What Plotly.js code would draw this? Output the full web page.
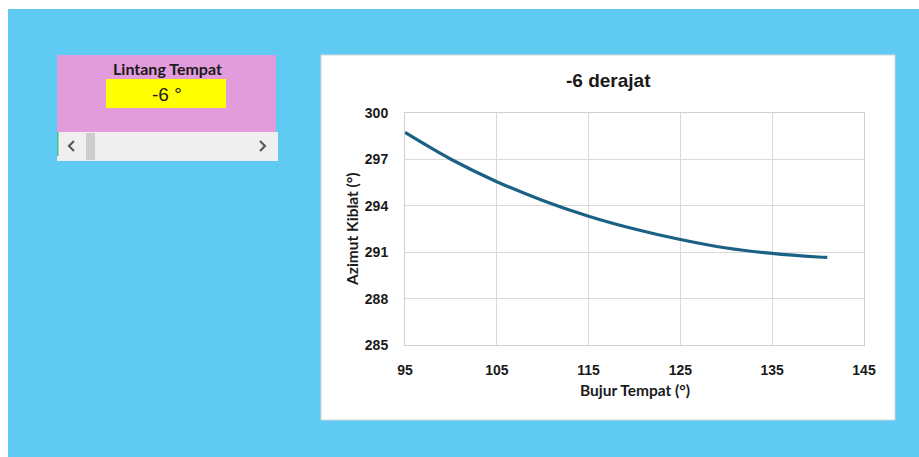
<!DOCTYPE html>
<html>
<head>
<meta charset="utf-8">
<script src="https://cdn.plot.ly/plotly-3.0.1.min.js"></script>
<style>
html,body{margin:0;padding:0;background:#ffffff;overflow:hidden;}
#chart{width:919px;height:457px;}
</style>
</head>
<body>
<div id="chart"></div>
<script>
// Data
const bujur = [95, 100, 105, 110, 115, 120, 125, 130, 135, 140, 141];
const azimut = [298.74, 297.01, 295.56, 294.35, 293.33, 292.50, 291.82, 291.27, 290.92, 290.69, 290.66];
const xTicks = [95, 105, 115, 125, 135, 145];
const yTicks = [285, 288, 291, 294, 297, 300];
const chartTitle = "-6 derajat";
const xTitle = "Bujur Tempat (°)";
const yTitle = "Azimut Kiblat (°)";
const widgetLabel = "Lintang Tempat";
const widgetValue = "-6 °";

// pixel -> paper helpers (plot area: x 405..864, y 113..345)
const PL = 405, PR = 864, PT = 113, PB = 345;
const px = v => (v - PL) / (PR - PL);
const py = v => (PB - v) / (PB - PT);

function rect(x0, y0, x1, y1, fill, line) {
  return {type: 'rect', xref: 'paper', yref: 'paper', layer: 'below',
    x0: px(x0), x1: px(x1), y0: py(y1), y1: py(y0),
    fillcolor: fill, line: line || {width: 0}};
}
function path(pts, color, w) {
  let d = pts.map((p, i) => (i ? 'L' : 'M') + px(p[0]) + ',' + py(p[1])).join(' ');
  return {type: 'path', xref: 'paper', yref: 'paper', layer: 'above', path: d,
    line: {color: color, width: w}};
}

const shapes = [
  rect(8, 9, 919, 457, '#5FCAF2'),
  rect(321, 55, 895, 420, '#FFFFFF', {color: '#D6D6D6', width: 1}),
  rect(57, 55, 276, 132, '#E29CDB'),
  rect(106, 79, 226, 108, '#FFFF00'),
  rect(57, 132, 278, 161, '#EFEFEF'),
  rect(86, 133, 95, 160, '#CDCDCD'),
  rect(57, 132, 58.5, 156, '#3FBF8A'),
  path([[74, 141], [69, 146], [74, 151]], '#595959', 2.2),
  path([[260, 141], [265, 146], [260, 151]], '#595959', 2.2)
];

const annotations = [
  {text: '<b>' + chartTitle + '</b>', xref: 'paper', yref: 'paper', x: px(608), y: py(80),
   showarrow: false, xanchor: 'center', yanchor: 'middle',
   font: {family: 'Liberation Sans, Arial, sans-serif', size: 19, color: '#1a1a1a'}},
  {text: '<b>' + xTitle + '</b>', xref: 'paper', yref: 'paper', x: px(634.5), y: py(390),
   showarrow: false, xanchor: 'center', yanchor: 'middle',
   font: {family: 'Lato, sans-serif', size: 15.5, color: '#1a1a1a'}},
  {text: '<b>' + yTitle + '</b>', xref: 'paper', yref: 'paper', x: px(352), y: py(229),
   showarrow: false, xanchor: 'center', yanchor: 'middle', textangle: -90,
   font: {family: 'Lato, sans-serif', size: 15.5, color: '#1a1a1a'}},
  {text: '<b>' + widgetLabel + '</b>', xref: 'paper', yref: 'paper', x: px(167), y: py(68),
   showarrow: false, xanchor: 'center', yanchor: 'middle',
   font: {family: 'Lato, sans-serif', size: 16, color: '#1a1a1a'}},
  {text: widgetValue, xref: 'paper', yref: 'paper', x: px(167), y: py(95),
   showarrow: false, xanchor: 'center', yanchor: 'middle',
   font: {family: 'Liberation Sans, Arial, sans-serif', size: 19, color: '#1a1a1a'}}
];

const trace = {
  x: bujur, y: azimut, type: 'scatter', mode: 'lines',
  line: {color: '#1B6183', width: 3.2, shape: 'spline', smoothing: 1.0},
  hoverinfo: 'skip'
};

const tickFont = {family: 'Liberation Sans, Arial, sans-serif', size: 14, color: '#1a1a1a'};

const layout = {
  width: 919, height: 457,
  margin: {l: PL, r: 919 - PR, t: PT, b: 457 - PB, pad: 0},
  paper_bgcolor: '#FFFFFF', plot_bgcolor: 'rgba(0,0,0,0)',
  showlegend: false,
  xaxis: {
    range: [95, 145], tickvals: xTicks, ticktext: xTicks.map(v => '<b>' + v + '</b>'),
    showgrid: true, gridcolor: '#D9D9D9', gridwidth: 1,
    showline: true, linecolor: '#D0D0D0', linewidth: 1, mirror: true,
    zeroline: false, ticks: '', ticklabelstandoff: 12, tickfont: tickFont, fixedrange: true
  },
  yaxis: {
    range: [285, 300], tickvals: yTicks, ticktext: yTicks.map(v => '<b>' + v + '</b>'),
    showgrid: true, gridcolor: '#D9D9D9', gridwidth: 1,
    showline: true, linecolor: '#D0D0D0', linewidth: 1, mirror: true,
    zeroline: false, ticks: '', ticklabelstandoff: 13, tickfont: tickFont, fixedrange: true
  },
  shapes: shapes,
  annotations: annotations
};

Plotly.newPlot('chart', [trace], layout, {displayModeBar: false, staticPlot: true});
</script>
</body>
</html>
********
Repeat the lines of the listing above verbatim, beginning at its first line and ending at the line containing "const py = v => (PB - v) / (PB - PT);", which is included. Omit pictures.

### Result below:
What Plotly.js code would draw this? Output the full web page.
<!DOCTYPE html>
<html>
<head>
<meta charset="utf-8">
<script src="https://cdn.plot.ly/plotly-3.0.1.min.js"></script>
<style>
html,body{margin:0;padding:0;background:#ffffff;overflow:hidden;}
#chart{width:919px;height:457px;}
</style>
</head>
<body>
<div id="chart"></div>
<script>
// Data
const bujur = [95, 100, 105, 110, 115, 120, 125, 130, 135, 140, 141];
const azimut = [298.74, 297.01, 295.56, 294.35, 293.33, 292.50, 291.82, 291.27, 290.92, 290.69, 290.66];
const xTicks = [95, 105, 115, 125, 135, 145];
const yTicks = [285, 288, 291, 294, 297, 300];
const chartTitle = "-6 derajat";
const xTitle = "Bujur Tempat (°)";
const yTitle = "Azimut Kiblat (°)";
const widgetLabel = "Lintang Tempat";
const widgetValue = "-6 °";

// pixel -> paper helpers (plot area: x 405..864, y 113..345)
const PL = 405, PR = 864, PT = 113, PB = 345;
const px = v => (v - PL) / (PR - PL);
const py = v => (PB - v) / (PB - PT);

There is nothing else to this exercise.